GOAL: Leave out the pictures and retype only the lines from the opening line to the line that holds "from matplotlib.lines import Line2D", both ends included.

■ ■ ■ ■

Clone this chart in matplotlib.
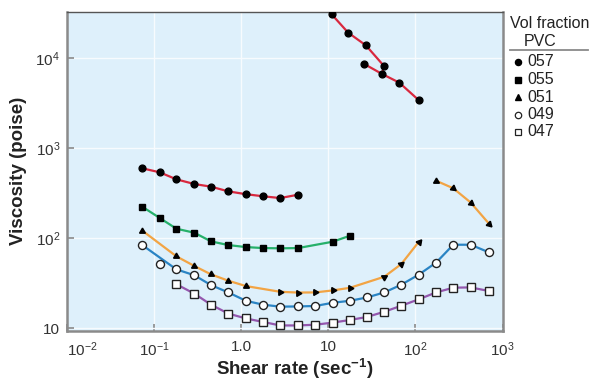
import matplotlib
matplotlib.use("Agg")
import matplotlib.pyplot as plt
from matplotlib.lines import Line2D

plt.rcParams['font.family'] = ['Liberation Sans', 'DejaVu Sans']
plt.rcParams['mathtext.fontset'] = 'custom'
plt.rcParams['mathtext.rm'] = 'Liberation Sans'
plt.rcParams['mathtext.it'] = 'Liberation Sans:italic'
plt.rcParams['mathtext.bf'] = 'Liberation Sans:bold'

# ---------------- data ----------------
x057_low = [0.073, 0.116, 0.18, 0.29, 0.45, 0.71, 1.13, 1.78, 2.8, 4.5]
y057_low = [595, 537, 449, 398, 372, 330, 307, 291, 278, 303]
x057_run1 = [10.9, 16.9, 27.0, 43.3]
y057_run1 = [30600, 19100, 13800, 8200]
x057_run2 = [25.8, 41.4, 65.3, 108.8]
y057_run2 = [8580, 6640, 5320, 3410]

x055 = [0.073, 0.116, 0.18, 0.29, 0.45, 0.71, 1.13, 1.78, 2.8, 4.5, 11.2, 17.7]
y055 = [223, 167, 127, 114.5, 91.8, 83.6, 79.4, 77.4, 76.9, 77.4, 91, 106]

x051_low = [0.073, 0.18, 0.29, 0.45, 0.71, 1.13, 2.8, 4.5, 7.1, 11.2, 17.7, 44, 68.8, 109.6]
y051_low = [121, 62.7, 48.9, 39.5, 33.6, 29.3, 25.3, 24.8, 24.9, 26.2, 28.0, 37.2, 51.4, 91]
x051_high = [173, 272, 431, 701]
y051_high = [433, 357, 248, 144]

x049 = [0.073, 0.116, 0.18, 0.29, 0.45, 0.71, 1.13, 1.78, 2.8, 4.5, 7.1, 11.2, 17.7,
        27.9, 44, 68.8, 109.6, 173, 272, 431, 701]
y049 = [83.6, 51.4, 44.9, 38.6, 30.0, 24.9, 20.1, 18.2, 17.3, 17.4, 17.6, 19.1, 20.1,
        21.9, 24.9, 30.3, 39.3, 53.4, 84.3, 84.3, 69.3]
outlier049 = 1  # point not on the fitted curve

x047 = [0.18, 0.29, 0.45, 0.71, 1.13, 1.78, 2.8, 4.5, 7.1, 11.2, 17.7, 27.9, 44, 68.8,
        109.6, 173, 272, 431, 701]
y047 = [30.7, 24.1, 18.2, 14.5, 12.8, 11.7, 10.7, 10.7, 10.9, 11.5, 12.3, 13.3, 15.2,
        17.7, 20.9, 24.9, 28.1, 28.3, 25.8]

legend_labels = ['057', '055', '051', '049', '047']
xtick_vals = [1e-2, 1e-1, 1, 10, 1e2, 1e3]
xtick_labels = [r'$10^{-2}$', r'$10^{-1}$', '1.0', '10', r'$10^{2}$', r'$10^{3}$']
ytick_vals = [10, 1e2, 1e3, 1e4]
ytick_labels = ['10', r'$10^{2}$', r'$10^{3}$', r'$10^{4}$']

# ---------------- style ----------------
C057 = '#d8283e'
C055 = '#26b06a'
C051 = '#f2a444'
C049 = '#2a84c4'
C047 = '#9457ad'
LW = 1.6

fig = plt.figure(figsize=(5.90, 3.82), dpi=100)
ax = fig.add_axes([0.1136, 0.1348, 0.7381, 0.8338])
ax.set_facecolor('#def0fb')
ax.set_xscale('log')
ax.set_yscale('log')
ax.set_xlim(1e-2, 1e3)
ax.set_ylim(9.4, 32400)

ax.grid(True, which='major', color='#f7fbfe', lw=1.0, zorder=0)
ax.minorticks_off()
ax.set_axisbelow(True)

filled = dict(mfc='black', mec='black', ls='none', zorder=4)
opened = dict(mfc='white', mec='#222222', mew=1.0, ls='none', zorder=4)

# 057
ax.plot(x057_low, y057_low, color=C057, lw=LW, zorder=3)
ax.plot(x057_low, y057_low, marker='o', ms=4.9, **filled)
ax.plot(x057_run1, y057_run1, color=C057, lw=LW, zorder=3)
ax.plot(x057_run2, y057_run2, color=C057, lw=LW, zorder=3)
ax.plot([x057_run1[-1], x057_run2[1]], [y057_run1[-1], y057_run2[1]], color=C057, lw=LW, zorder=3)
ax.plot(x057_run1, y057_run1, marker='o', ms=4.9, **filled)
ax.plot(x057_run2, y057_run2, marker='o', ms=4.9, **filled)

# 055
ax.plot(x055, y055, color=C055, lw=LW, zorder=3)
ax.plot(x055, y055, marker='s', ms=4.7, **filled)

# 051 with triangles oriented along the curve
ang051_low = [0, 0, 0, 0, 0, 0, -90, -90, -90, -90, -90, -60, -50, -40]
ang051_high = [120, -128, -128, -135]
ax.plot(x051_low, y051_low, color=C051, lw=LW, zorder=3)
ax.plot(x051_high, y051_high, color=C051, lw=LW, zorder=3)
for xs, ys, angs in ((x051_low, y051_low, ang051_low), (x051_high, y051_high, ang051_high)):
    for xv, yv, a in zip(xs, ys, angs):
        ax.plot([xv], [yv], marker=(3, 0, a), ms=4.9, **filled)

# 049
x049_line = [v for i, v in enumerate(x049) if i != outlier049]
y049_line = [v for i, v in enumerate(y049) if i != outlier049]
ax.plot(x049_line, y049_line, color=C049, lw=LW, zorder=3)
ax.plot(x049, y049, marker='o', ms=5.8, **opened)

# 047
ax.plot(x047, y047, color=C047, lw=LW, zorder=3)
ax.plot(x047, y047, marker='s', ms=5.2, **opened)

# axes styling
for side in ['left', 'bottom', 'right']:
    ax.spines[side].set_color('#8a8a8a')
    ax.spines[side].set_linewidth(1.8)
ax.spines['top'].set_color('#555555')
ax.spines['top'].set_linewidth(1.0)

ax.set_xticks(xtick_vals)
ax.set_xticklabels(xtick_labels)
ax.set_yticks(ytick_vals)
ax.set_yticklabels(ytick_labels)
ax.tick_params(axis='both', which='major', direction='in', length=5, width=1.2,
               color='#8a8a8a', labelcolor='#333333', labelsize=11)
ax.tick_params(axis='x', pad=7)
ax.tick_params(axis='y', pad=5)
ax.get_xticklabels()[0].set_horizontalalignment('left')

ax.set_xlabel(r'Shear rate (sec$^{\mathbf{-1}}$)', fontsize=13.5, fontweight='bold', color='#222222')
ax.xaxis.set_label_coords(0.523, -0.082)
ax.set_ylabel('Viscosity (poise)', fontsize=13.5, fontweight='bold', color='#222222')
ax.yaxis.set_label_coords(-0.093, 0.5)

# legend (manual)
W, H = 590.0, 382.0
def fx(px):
    return px / W
def fy(py):
    return 1 - py / H

fig.text(fx(510), fy(24), 'Vol fraction', fontsize=11.5, color='#222222', ha='left', va='center')
fig.text(fx(540), fy(42), 'PVC', fontsize=11.5, color='#222222', ha='center', va='center')
fig.add_artist(Line2D([fx(510), fx(588)], [fy(50), fy(50)], transform=fig.transFigure,
                      color='#8a8a8a', lw=1.3))
leg_markers = [dict(marker='o', mfc='black', mec='black', ms=4.4),
               dict(marker='s', mfc='black', mec='black', ms=4.0),
               dict(marker='^', mfc='black', mec='black', ms=4.4),
               dict(marker='o', mfc='white', mec='#222222', mew=0.9, ms=4.6),
               dict(marker='s', mfc='white', mec='#222222', mew=0.9, ms=4.6)]
leg_y = [62, 79.5, 97, 114.5, 132]
for lab, mk, yy in zip(legend_labels, leg_markers, leg_y):
    fig.add_artist(Line2D([fx(518)], [fy(yy)], transform=fig.transFigure, ls='none', **mk))
    fig.text(fx(527), fy(yy), lab, fontsize=11.5, color='#222222', ha='left', va='center')

fig.savefig('out.png', dpi=100, facecolor='white')
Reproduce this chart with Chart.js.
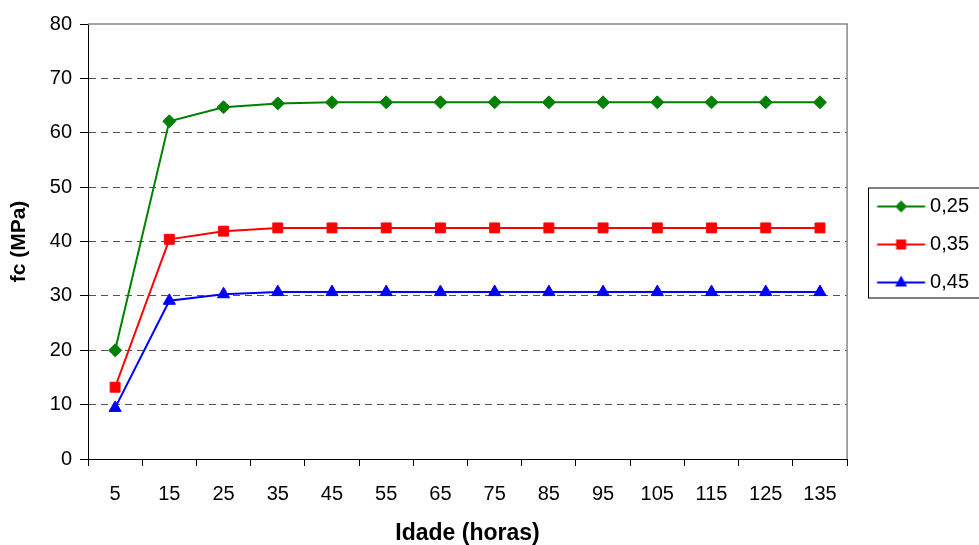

■ ■ ■ ■

FINISHED ANSWER:
Clone this chart in matplotlib.
import matplotlib
matplotlib.use("Agg")
import matplotlib.pyplot as plt
from matplotlib.lines import Line2D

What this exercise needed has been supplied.